**Provided data**
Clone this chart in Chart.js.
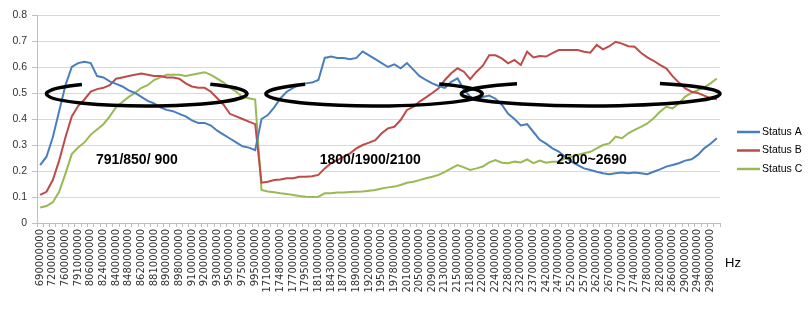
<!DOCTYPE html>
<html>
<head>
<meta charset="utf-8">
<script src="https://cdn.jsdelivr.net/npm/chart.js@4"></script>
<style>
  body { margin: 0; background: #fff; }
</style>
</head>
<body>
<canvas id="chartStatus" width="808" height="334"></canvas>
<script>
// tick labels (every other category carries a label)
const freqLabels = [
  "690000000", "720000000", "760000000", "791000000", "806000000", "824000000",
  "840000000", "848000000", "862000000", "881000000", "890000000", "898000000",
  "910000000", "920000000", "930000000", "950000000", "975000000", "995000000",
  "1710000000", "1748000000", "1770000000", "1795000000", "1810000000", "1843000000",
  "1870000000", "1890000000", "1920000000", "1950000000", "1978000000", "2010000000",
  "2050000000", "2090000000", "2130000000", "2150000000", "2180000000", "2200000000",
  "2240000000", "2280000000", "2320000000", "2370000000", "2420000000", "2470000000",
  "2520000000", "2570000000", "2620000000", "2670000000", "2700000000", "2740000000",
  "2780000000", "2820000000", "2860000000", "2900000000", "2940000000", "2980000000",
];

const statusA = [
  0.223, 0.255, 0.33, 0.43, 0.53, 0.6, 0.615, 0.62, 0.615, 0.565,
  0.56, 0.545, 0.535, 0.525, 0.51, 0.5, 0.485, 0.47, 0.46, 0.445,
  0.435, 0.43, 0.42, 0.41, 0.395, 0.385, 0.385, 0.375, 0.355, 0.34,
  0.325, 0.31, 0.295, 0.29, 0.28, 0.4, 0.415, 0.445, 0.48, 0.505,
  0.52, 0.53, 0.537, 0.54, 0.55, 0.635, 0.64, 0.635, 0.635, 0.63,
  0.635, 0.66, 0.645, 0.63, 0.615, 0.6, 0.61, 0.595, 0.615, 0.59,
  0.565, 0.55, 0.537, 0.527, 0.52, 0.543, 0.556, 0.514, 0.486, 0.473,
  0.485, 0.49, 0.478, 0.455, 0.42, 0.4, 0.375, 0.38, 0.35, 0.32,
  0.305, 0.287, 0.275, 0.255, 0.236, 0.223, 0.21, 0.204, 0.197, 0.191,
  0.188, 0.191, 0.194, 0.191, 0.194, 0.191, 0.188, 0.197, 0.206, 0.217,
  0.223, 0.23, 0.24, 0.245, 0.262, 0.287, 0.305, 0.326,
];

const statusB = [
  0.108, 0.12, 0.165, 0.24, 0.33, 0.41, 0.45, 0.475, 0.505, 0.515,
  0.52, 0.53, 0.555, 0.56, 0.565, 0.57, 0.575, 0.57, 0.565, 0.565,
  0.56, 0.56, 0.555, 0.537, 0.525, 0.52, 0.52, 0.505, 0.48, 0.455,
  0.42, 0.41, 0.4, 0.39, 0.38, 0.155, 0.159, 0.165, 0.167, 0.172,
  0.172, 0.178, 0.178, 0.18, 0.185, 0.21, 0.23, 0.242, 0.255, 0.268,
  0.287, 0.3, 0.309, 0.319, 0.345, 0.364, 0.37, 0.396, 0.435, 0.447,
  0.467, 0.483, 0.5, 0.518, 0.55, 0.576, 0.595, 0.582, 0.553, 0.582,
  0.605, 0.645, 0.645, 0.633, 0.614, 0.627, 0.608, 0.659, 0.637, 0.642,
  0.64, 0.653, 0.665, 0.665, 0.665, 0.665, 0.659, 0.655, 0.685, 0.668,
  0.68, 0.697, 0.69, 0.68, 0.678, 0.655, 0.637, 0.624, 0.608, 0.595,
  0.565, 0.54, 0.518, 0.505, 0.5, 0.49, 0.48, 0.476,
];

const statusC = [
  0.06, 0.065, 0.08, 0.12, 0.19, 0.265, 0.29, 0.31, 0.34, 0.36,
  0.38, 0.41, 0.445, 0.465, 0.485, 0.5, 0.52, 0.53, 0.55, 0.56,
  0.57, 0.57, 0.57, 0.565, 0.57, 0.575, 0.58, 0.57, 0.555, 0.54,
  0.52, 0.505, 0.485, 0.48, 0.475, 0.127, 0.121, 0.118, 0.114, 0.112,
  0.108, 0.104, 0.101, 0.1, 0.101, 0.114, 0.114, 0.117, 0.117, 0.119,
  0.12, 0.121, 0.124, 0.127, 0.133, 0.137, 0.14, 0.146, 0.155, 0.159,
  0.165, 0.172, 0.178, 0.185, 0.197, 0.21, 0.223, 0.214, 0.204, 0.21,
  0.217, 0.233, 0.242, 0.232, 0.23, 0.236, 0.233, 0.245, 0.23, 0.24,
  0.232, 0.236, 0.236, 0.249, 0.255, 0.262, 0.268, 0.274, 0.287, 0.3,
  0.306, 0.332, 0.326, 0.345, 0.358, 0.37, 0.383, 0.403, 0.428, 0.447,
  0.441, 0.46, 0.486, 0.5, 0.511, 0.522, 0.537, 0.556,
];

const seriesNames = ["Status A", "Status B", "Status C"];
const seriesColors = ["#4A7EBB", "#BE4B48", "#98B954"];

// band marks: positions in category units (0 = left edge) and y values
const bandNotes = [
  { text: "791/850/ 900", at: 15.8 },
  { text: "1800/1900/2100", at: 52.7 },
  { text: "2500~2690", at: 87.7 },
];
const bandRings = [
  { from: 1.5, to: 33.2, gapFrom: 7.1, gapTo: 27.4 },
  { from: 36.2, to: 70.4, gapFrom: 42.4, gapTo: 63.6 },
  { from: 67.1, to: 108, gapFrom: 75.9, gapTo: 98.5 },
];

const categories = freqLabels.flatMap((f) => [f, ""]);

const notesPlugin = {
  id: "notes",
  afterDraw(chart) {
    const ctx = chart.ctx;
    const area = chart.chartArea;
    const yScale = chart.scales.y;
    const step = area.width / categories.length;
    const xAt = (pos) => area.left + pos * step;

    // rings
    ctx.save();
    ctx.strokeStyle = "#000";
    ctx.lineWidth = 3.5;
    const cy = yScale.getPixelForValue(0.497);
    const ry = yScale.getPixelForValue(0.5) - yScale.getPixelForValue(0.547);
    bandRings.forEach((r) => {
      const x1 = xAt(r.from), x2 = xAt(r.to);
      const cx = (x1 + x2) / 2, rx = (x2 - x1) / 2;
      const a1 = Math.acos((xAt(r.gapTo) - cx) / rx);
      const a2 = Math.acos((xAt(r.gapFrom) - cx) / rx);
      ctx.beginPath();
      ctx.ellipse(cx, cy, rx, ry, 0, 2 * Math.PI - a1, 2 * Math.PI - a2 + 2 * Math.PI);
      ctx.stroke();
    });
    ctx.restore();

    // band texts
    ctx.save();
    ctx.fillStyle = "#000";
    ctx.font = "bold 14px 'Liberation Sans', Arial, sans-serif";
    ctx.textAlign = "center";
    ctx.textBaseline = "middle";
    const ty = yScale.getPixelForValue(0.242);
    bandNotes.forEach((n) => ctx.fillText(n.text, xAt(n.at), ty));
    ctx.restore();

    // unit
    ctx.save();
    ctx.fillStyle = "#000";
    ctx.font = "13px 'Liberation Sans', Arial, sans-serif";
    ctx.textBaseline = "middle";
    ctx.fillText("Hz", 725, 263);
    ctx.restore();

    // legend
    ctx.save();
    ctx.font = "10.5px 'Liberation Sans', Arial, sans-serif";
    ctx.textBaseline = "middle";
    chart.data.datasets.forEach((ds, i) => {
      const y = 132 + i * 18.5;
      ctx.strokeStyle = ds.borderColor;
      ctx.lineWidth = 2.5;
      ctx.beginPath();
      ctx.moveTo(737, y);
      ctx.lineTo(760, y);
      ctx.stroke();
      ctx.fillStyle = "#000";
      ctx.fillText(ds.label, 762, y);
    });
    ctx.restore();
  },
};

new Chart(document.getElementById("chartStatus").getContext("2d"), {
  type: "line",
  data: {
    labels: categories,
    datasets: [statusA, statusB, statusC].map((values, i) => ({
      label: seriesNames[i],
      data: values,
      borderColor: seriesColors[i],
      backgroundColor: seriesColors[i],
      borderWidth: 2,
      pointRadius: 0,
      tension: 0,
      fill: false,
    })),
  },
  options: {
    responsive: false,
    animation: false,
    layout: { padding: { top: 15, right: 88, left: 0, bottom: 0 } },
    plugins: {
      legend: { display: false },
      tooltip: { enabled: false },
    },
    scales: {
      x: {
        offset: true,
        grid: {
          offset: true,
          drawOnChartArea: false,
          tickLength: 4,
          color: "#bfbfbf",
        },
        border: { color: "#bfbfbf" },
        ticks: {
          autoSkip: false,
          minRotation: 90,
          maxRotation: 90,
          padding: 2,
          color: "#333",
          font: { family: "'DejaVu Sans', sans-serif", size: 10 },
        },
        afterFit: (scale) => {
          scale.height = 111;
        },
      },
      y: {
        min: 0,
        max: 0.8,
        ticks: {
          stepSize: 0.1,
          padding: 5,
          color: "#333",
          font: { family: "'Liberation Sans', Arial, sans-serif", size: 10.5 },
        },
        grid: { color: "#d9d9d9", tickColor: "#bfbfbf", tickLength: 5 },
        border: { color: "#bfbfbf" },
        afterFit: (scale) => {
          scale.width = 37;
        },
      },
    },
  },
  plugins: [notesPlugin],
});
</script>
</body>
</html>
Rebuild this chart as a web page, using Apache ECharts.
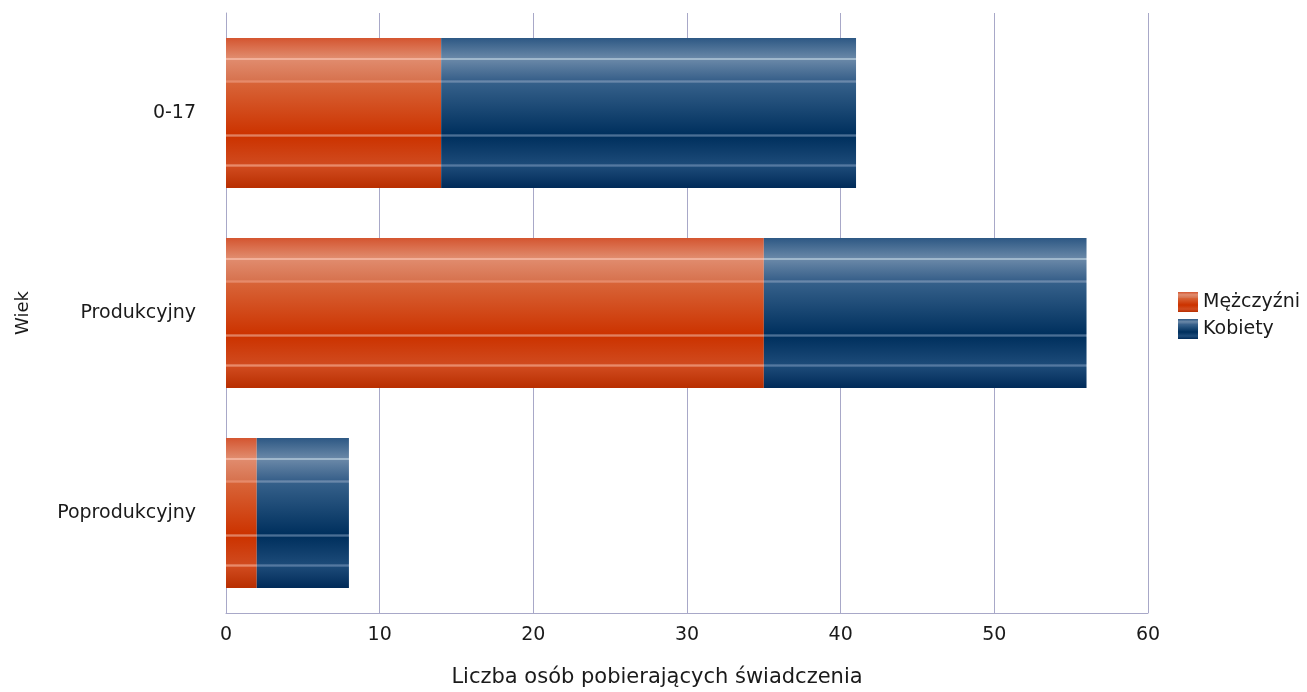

**What you need to do**
In the records above, how many lines include "this"? Give that number and nothing more.

**Reply**
2